Они повернули назад, к дому.
— Я тоже хочу рассказать тебе историю, — сказал Рейне. — Историю обо мне и Ангеле. Но я сделаю это в другой раз. Сейчас события в самом разгаре, и я не знаю, чем все закончится.
Йон кивнул. Весь остаток пути они молчали.
— Давай зайдем к нам и выпьем чаю, — сказал Йон, когда они подошли к дому.
Красивая жена, которую Йон представил как Сандру, заварила чай и поставила на стол свежий хлеб, сыр и сливовый мармелад. За столом они говорили о посторонних вещах, ни разу не упомянув имя Ангелы. Йон и Сандра рассказывали о Египте, дети ползали в масках по полу, понарошку рассматривая рыб Красного моря.
Рейне вежливо слушал и пил чай. В нем все дрожало после пережитого потрясения, и когда он встал, то едва не упал. Ноги стали ватными.
— Мне пора домой. Большое спасибо за помощь. Я очень рад, что познакомился с вами.
— Да, я же твой шурин, на забудь об этом, — сказал Йон, провожая Рейне в прихожую.
— Если Ангела появится, то пусть позвонит по этому телефону.
Рейне написал в блокнот номер своего мобильного телефона. Девочки, принюхиваясь, словно собаки, ползали вокруг комода.
— Я вижу тигровую акулу! — крикнула одна. — Ой, нет. Это крокодил!
Рейне вырвал из блокнота листок с телефоном и протянул его Йону.
— Если приедут полицейские, не говори им, что я был здесь.
Было видно, что Йон удивился, но промолчал.
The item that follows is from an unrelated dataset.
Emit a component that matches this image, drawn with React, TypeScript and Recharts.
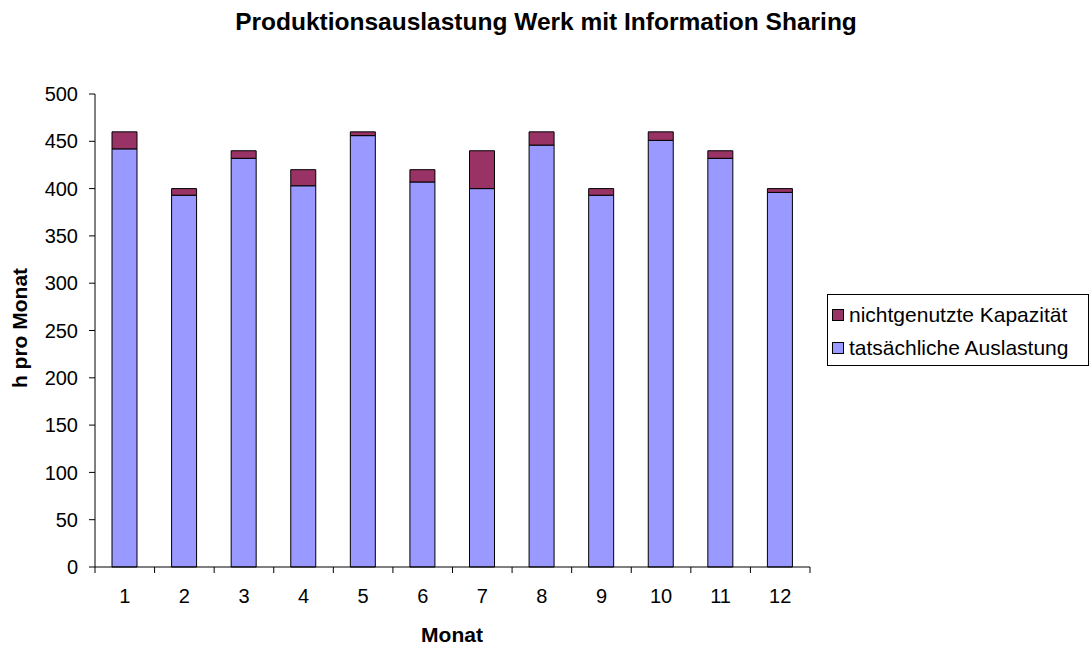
import React from 'react';
import { BarChart, Bar, XAxis, YAxis } from 'recharts';

const months = ['1', '2', '3', '4', '5', '6', '7', '8', '9', '10', '11', '12'];
const actualUsage = [442, 393, 432, 403, 456, 407, 400, 446, 393, 451, 432, 396];
const unusedCapacity = [18, 7, 8, 17, 4, 13, 40, 14, 7, 9, 8, 4];
const yTicks = [0, 50, 100, 150, 200, 250, 300, 350, 400, 450, 500];

const SERIES_UNUSED = 'nichtgenutzte Kapazität';
const SERIES_ACTUAL = 'tatsächliche Auslastung';
const COLOR_UNUSED = '#993366';
const COLOR_ACTUAL = '#9999FF';

const data = months.map((m, i) => ({
  month: m,
  actual: actualUsage[i],
  unused: unusedCapacity[i],
}));

const W = 1092;
const H = 648;
const PLOT_LEFT = 95;
const PLOT_RIGHT = 810;
const PLOT_TOP = 94;
const PLOT_BOTTOM = 567;
const FONT = 'Arial, "Liberation Sans", sans-serif';

const BAND = (PLOT_RIGHT - PLOT_LEFT) / months.length;

const XTick = (props: any) => {
  const { x, payload, index } = props;
  const left = x - BAND / 2;
  const right = x + BAND / 2;
  return (
    <g>
      <line x1={left} y1={PLOT_BOTTOM} x2={left} y2={PLOT_BOTTOM + 6} stroke="#000" />
      {index === months.length - 1 && (
        <line x1={right} y1={PLOT_BOTTOM} x2={right} y2={PLOT_BOTTOM + 6} stroke="#000" />
      )}
      <text x={x} y={PLOT_BOTTOM + 36} textAnchor="middle" fontSize={20} fontFamily={FONT} fill="#000">
        {payload.value}
      </text>
    </g>
  );
};

const LegendBox = () => (
  <div
    style={{
      position: 'absolute',
      left: 827,
      top: 294,
      width: 262,
      height: 72,
      border: '1px solid #000',
      background: '#fff',
      fontFamily: FONT,
      fontSize: 21,
      boxSizing: 'border-box',
    }}
  >
    {[
      { name: SERIES_UNUSED, color: COLOR_UNUSED, top: 8 },
      { name: SERIES_ACTUAL, color: COLOR_ACTUAL, top: 41 },
    ].map((it) => (
      <div
        key={it.name}
        style={{ position: 'absolute', left: 4, top: it.top, height: 24, display: 'flex', alignItems: 'center', whiteSpace: 'nowrap' }}
      >
        <span
          style={{ display: 'inline-block', width: 10, height: 10, background: it.color, border: '1px solid #000', marginRight: 5 }}
        />
        <span style={{ lineHeight: '24px' }}>{it.name}</span>
      </div>
    ))}
  </div>
);

export default function App() {
  return (
    <div style={{ position: 'absolute', left: 0, top: 0, width: W, height: H, background: '#fff' }}>
      <BarChart
        width={W}
        height={H}
        data={data}
        margin={{ top: PLOT_TOP, right: W - PLOT_RIGHT, bottom: H - PLOT_BOTTOM - 30, left: PLOT_LEFT - 60 }}
        barSize={25}
      >
        <text x={546} y={30} textAnchor="middle" fontSize={24.5} fontWeight="bold" fontFamily={FONT} fill="#000">
          Produktionsauslastung Werk mit Information Sharing
        </text>
        <text
          x={27}
          y={328}
          textAnchor="middle"
          fontSize={21}
          fontWeight="bold"
          fontFamily={FONT}
          fill="#000"
          transform="rotate(-90 27 328)"
        >
          h pro Monat
        </text>
        <text x={452} y={642} textAnchor="middle" fontSize={21} fontWeight="bold" fontFamily={FONT} fill="#000">
          Monat
        </text>
        <XAxis
          dataKey="month"
          height={30}
          axisLine={{ stroke: '#000' }}
          tickLine={false}
          tick={<XTick />}
          interval={0}
        />
        <YAxis
          width={60}
          domain={[0, 500]}
          ticks={yTicks}
          interval={0}
          axisLine={{ stroke: '#000' }}
          tickLine={{ stroke: '#000' }}
          tickSize={6}
          tickMargin={11}
          tick={{ fontSize: 20, fontFamily: FONT, fill: '#000' }}
        />
        <Bar dataKey="actual" name={SERIES_ACTUAL} stackId="a" fill={COLOR_ACTUAL} stroke="#000" strokeWidth={1} isAnimationActive={false} />
        <Bar dataKey="unused" name={SERIES_UNUSED} stackId="a" fill={COLOR_UNUSED} stroke="#000" strokeWidth={1} isAnimationActive={false} />
      </BarChart>
      <LegendBox />
    </div>
  );
}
Он лишь кивнул и сунул листок в карман.
— Посмотри за Матильдой, чтобы она не натянула маску на нос и рот. Она еще мала играть такими вещами! — крикнула с кухни Сандра.
Йон осторожно снял маску с личика младшей дочки. Матильда уже была готова заплакать, но в этот момент увидела красную шапочку на сундуке и бросилась к ней.